Check used cars on Kelley Blue Book, which will provide you with more than just the car’s base value. The site also provides users with access to prices based on the condition, mileage and other variables. Keep in mind, the price you find from your research is a guide, and pricing is adjustable by dealer or private sale. It’s also a good idea to check user reviews on the exact make and model, to learn about any quirks with that year’s vehicle.

If you have a particular vehicle in mind, and can check the Vehicle Identification Number (VIN), do so before you make your purchase or begin bidding. A vehicle history report can tell you many things about the particular vehicle including accident history and recalls issued. You can use a paid service provider like KBB or CARFAX. If you have the time, you may be able to obtain this information at no charge. Your local DMV/BMV may offer this service. Another option is using the National Insurance Crime Bureau website.

Where to Pay Extra Attention

Do look for signs of water damage. Cars that have been involved in floods are occasionally sold at auction. Check the odometer.

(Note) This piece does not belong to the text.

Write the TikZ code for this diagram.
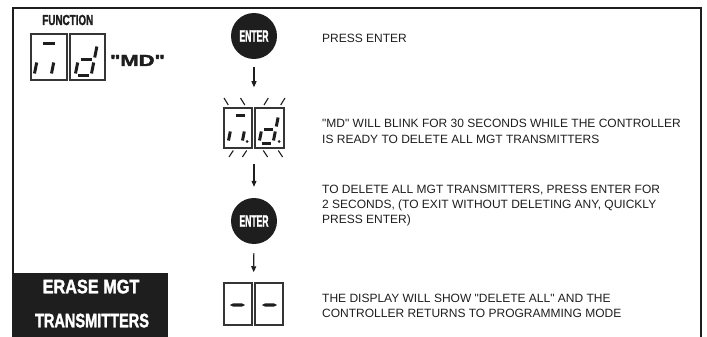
\documentclass[tikz,border=0pt]{standalone}
\usepackage{fontspec}
\usepackage{graphicx}
\setmainfont{Liberation Sans}[Ligatures=TeXOff]
\newfontfamily\heavy{Liberation Sans Bold}[FakeBold=2, Ligatures=TeXOff]
\usetikzlibrary{arrows.meta,fit}
\definecolor{ink}{HTML}{1E1E1E}
\tikzset{
  frameline/.style={line width=2.4pt, draw=ink},
  digbox/.style={draw=ink!90, line width=1.1pt, inner sep=0pt},
  seg/.style={line width=3pt, draw=ink, line cap=butt},
  ray/.style={line width=1.1pt, draw=ink},
  arr/.style={-{Triangle[length=6pt,width=5pt]}, line width=1.1pt, draw=ink},
  enterbtn/.style={circle, fill=ink, minimum size=46pt, inner sep=0pt, text=white},
  txt/.style={anchor=base west, inner sep=0pt, font=\fontsize{12}{15}\selectfont, text=ink},
  ghost/.style={inner sep=0pt, draw=none},
}
\newcommand\sevseg[5]{%
  \begin{scope}[shift={(#1,#2)}]
    \pgfmathsetmacro\sgW{#3}
    \pgfmathsetmacro\sgH{#4}
    \pgfmathsetmacro\sgM{#4/2}
    \def\sgS{0.2}\def\sgG{2.5}
    \coordinate (sga1) at ({\sgG+\sgS*\sgH},{-\sgH});
    \coordinate (sga2) at ({\sgW-\sgG+\sgS*\sgH},{-\sgH});
    \coordinate (sgb1) at ({\sgW+\sgS*(\sgH-\sgG)},{-(\sgH-\sgG)});
    \coordinate (sgb2) at ({\sgW+\sgS*(\sgM+\sgG)},{-(\sgM+\sgG)});
    \coordinate (sgc1) at ({\sgW+\sgS*(\sgM-\sgG)},{-(\sgM-\sgG)});
    \coordinate (sgc2) at ({\sgW+\sgS*\sgG},{-\sgG});
    \coordinate (sgd1) at (\sgG,0);
    \coordinate (sgd2) at ({\sgW-\sgG},0);
    \coordinate (sge1) at ({\sgS*(\sgM-\sgG)},{-(\sgM-\sgG)});
    \coordinate (sge2) at ({\sgS*\sgG},{-\sgG});
    \coordinate (sgf1) at ({\sgS*(\sgH-\sgG)},{-(\sgH-\sgG)});
    \coordinate (sgf2) at ({\sgS*(\sgM+\sgG)},{-(\sgM+\sgG)});
    \coordinate (sgg1) at ({\sgG+\sgS*\sgM},{-\sgM});
    \coordinate (sgg2) at ({\sgW-\sgG+\sgS*\sgM},{-\sgM});
    \foreach \q in {#5}{\draw[seg] (sg\q1) -- (sg\q2);}
  \end{scope}}
\begin{document}
\begin{tikzpicture}[x=1pt,y=-1pt]
\useasboundingbox (0,0) rectangle (707,337);
% frame
\draw[frameline] (13,273) -- (13,8) -- (701,8) -- (701,337);
\fill[ink] (11.8,273) rectangle (168,337);
\node[anchor=base, inner sep=0pt, text=white] (erase1) at (91,293.3)
  {\scalebox{0.834}[1]{\heavy\fontsize{19.5}{20}\selectfont ERASE MGT}};
\node[anchor=base, inner sep=0pt, text=white] (erase2) at (92,327.3)
  {\scalebox{0.746}[1]{\heavy\fontsize{19.5}{20}\selectfont TRANSMITTERS}};

% function display
\node[anchor=base, inner sep=0pt, text=ink] (fn) at (67.8,25)
  {\scalebox{0.68}[1]{\heavy\fontsize{14.5}{15}\selectfont FUNCTION}};
\node[digbox, minimum width=36pt, minimum height=46pt] (fbox1) at (49,57) {};
\node[digbox, minimum width=35pt, minimum height=46pt] (fbox2) at (87.5,57) {};
\sevseg{34}{76}{17}{32}{a,c,e}
\sevseg{75}{76}{16}{32}{b,c,d,e,g}
\node[anchor=base, inner sep=0pt, text=ink] (mdlbl) at (137.5,66)
  {\scalebox{1.37}[1]{\heavy\fontsize{16}{16}\selectfont "MD"}};

% column of steps
\node[enterbtn] (enter1) at (254,36)
  {\scalebox{0.52}[1]{\heavy\fontsize{16.5}{17}\selectfont ENTER}};

\node[digbox, minimum width=28pt, minimum height=40pt] (bbox1) at (238,128) {};
\node[digbox, minimum width=29pt, minimum height=40pt] (bbox2) at (269.5,128) {};
\node[ghost, fit=(bbox1)(bbox2)] (blink) {};
\sevseg{228}{143}{14}{28}{a,c,e}
\sevseg{259}{143}{14}{28}{b,c,d,e,g}
\fill[ink] (247,141.5) circle (1.5);
\fill[ink] (279,141.5) circle (1.5);
% blink rays
\draw[ray] (224,98) -- (228.3,105);
\draw[ray] (240.5,98) -- (244.8,105);
\draw[ray] (268.3,98) -- (264,105);
\draw[ray] (285,98) -- (280.7,105);
\draw[ray] (233.3,150.5) -- (229,157);
\draw[ray] (246.7,150.5) -- (242.4,157);
\draw[ray] (263.3,150.5) -- (267.6,157);
\draw[ray] (278.3,150.5) -- (282.6,157);

\node[enterbtn] (enter2) at (254,221)
  {\scalebox{0.52}[1]{\heavy\fontsize{16.5}{17}\selectfont ENTER}};

\node[digbox, minimum width=28pt, minimum height=42pt] (dbox1) at (238,304) {};
\node[digbox, minimum width=28pt, minimum height=42pt] (dbox2) at (269,304) {};
\node[ghost, fit=(dbox1)(dbox2)] (dash) {};
\fill[ink] (230,305) -- (233,303.4) -- (242,303.4) -- (245,305) -- (242,306.6) -- (233,306.6) -- cycle;
\fill[ink] (262,305) -- (265,303.4) -- (274,303.4) -- (277,305) -- (274,306.6) -- (265,306.6) -- cycle;

% arrows
\draw[arr, shorten <=8pt, shorten >=20pt] (enter1) -- (blink);
\draw[arr, shorten <=15pt, shorten >=11pt] (blink) -- (enter2);
\draw[arr, shorten <=9pt, shorten >=10pt] (enter2) -- (dash);

% texts
\node[txt] (t1) at (322,43) {PRESS ENTER};
\node[txt] (t2a) at (322,128) {"MD" WILL BLINK FOR 30 SECONDS WHILE THE CONTROLLER};
\node[txt] (t2b) at (322,143) {IS READY TO DELETE ALL MGT TRANSMITTERS};
\node[txt] (t3a) at (322,193) {TO DELETE ALL MGT TRANSMITTERS, PRESS ENTER FOR};
\node[txt] (t3b) at (322,208) {2 SECONDS, (TO EXIT WITHOUT DELETING ANY, QUICKLY};
\node[txt] (t3c) at (322,223) {PRESS ENTER)};
\node[txt] (t4a) at (322,302) {THE DISPLAY WILL SHOW "DELETE ALL" AND THE};
\node[txt] (t4b) at (322,317) {CONTROLLER RETURNS TO PROGRAMMING MODE};
\end{tikzpicture}
\end{document}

Older cars used mechanical odometers, and if the numbers do not line up, that’s a surefire sign of tampering. Make sure there is a visible VIN on the car. In most cases, the main VIN should match other components. However, if the engine or a door was replaced, a different VIN may appear.

Your best results will come from being able to talk to the owner. If you can, ask about the vehicles service records. Find out how many individuals have owned the vehicle. By general rule of thumb, the fewer the past owners, the better the vehicle has been maintained.